Cold, Arctic air has descended on large portions of the U.S. and across the South, where this kind of extreme winter weather is rare. In Texas, residents have been asked to conserve energy to avoid electrical outages, and towns in Arkansas saw record low temperatures.
These snowy conditions and record cold temperatures follow the hottest year on record, a milestone made possible by climate change. It makes intuitive sense why a hotter planet leads to record high temperatures, wildfires, and droughts. So, how do you explain a cold winter in a world that scientists say is getting hotter?
First, it's important to understand the difference between climate and weather.
Climate is defined as the average weather patterns in a region over a long period of time. It's the difference between Europe's temperate Mediterranean zones versus the harsh, cold conditions of the Arctic tundra. Each of these climate regions experiences day-to-day fluctuations in temperature, precipitation, air pressure, and so on—daily variations known as weather.
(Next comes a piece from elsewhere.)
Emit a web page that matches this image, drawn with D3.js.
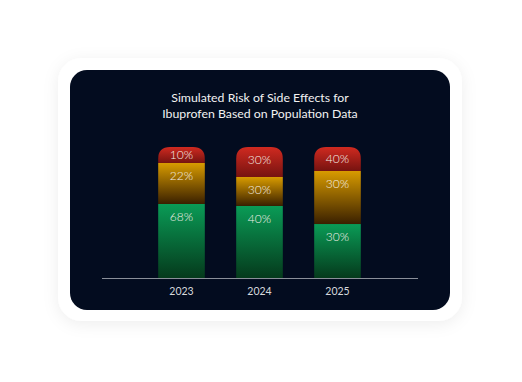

Climate change is disrupting these predictable fluctuations, creating new climates that are warmer on average and more unpredictable.
How warming can lead to cooling
When the term "global warming" was popularized a few decades ago, it referred to the phenomenon of greenhouse gases trapping heat in the atmosphere and warming the average temperature of the planet. Though record high temperatures in many places have been one impact of this decades-long shift, scientists now understand that an atmosphere changed by rising levels of gases like carbon and methane leads to more changes than just warming.
Scientists believe Earth will experience more extreme, disastrous weather as the effects of climate change play out.
Arctic air is increasingly reaching southern latitudes, and North America can expect to see harsher winters as a result. That was the conclusion of a study published in 2017 in the journal Nature Geoscience. It found a link between warmer Arctic temperatures and colder North American winters. A separate study published in March of last year in the journal Nature Communications found the same link but predicted the northeastern portion of the U.S. would be particularly hard hit.
“Warm temperatures in the Arctic cause the jet stream to take these wild swings, and when it swings farther south, that causes cold air to reach farther south. These swings tend to hang around for awhile, so the weather we have in the eastern United States, whether it’s cold or warm, tends to stay with us longer," said study author Jennifer Francis in a press release.
The Arctic is warming, on average, four times faster than the rest of the planet, an effect called Arctic amplification. Scientists think this uneven rate of warming is weakening the polar jet stream—the band of air circling the Arctic that typically keeps Arctic air in northern regions—allowing frigid air to more easily dip into the South.
(Learn more about how an El Niño weather pattern is making this winter snowier.)
A future of extreme weather
Record cold temperatures and blizzards aren't the only extreme weather patterns expected.
As the jet stream slows, floods could last longer and droughts may become more persistent. One study published in Science Advances in 2019 predicted extreme, deadly weather events could increase by as much as 50 percent by 2100.
But we don't have to wait until 2100 to see how climate change is leading to deadly weather.
Scientists say the destructive, record-breaking weather we experienced last year is just a sign of things to come.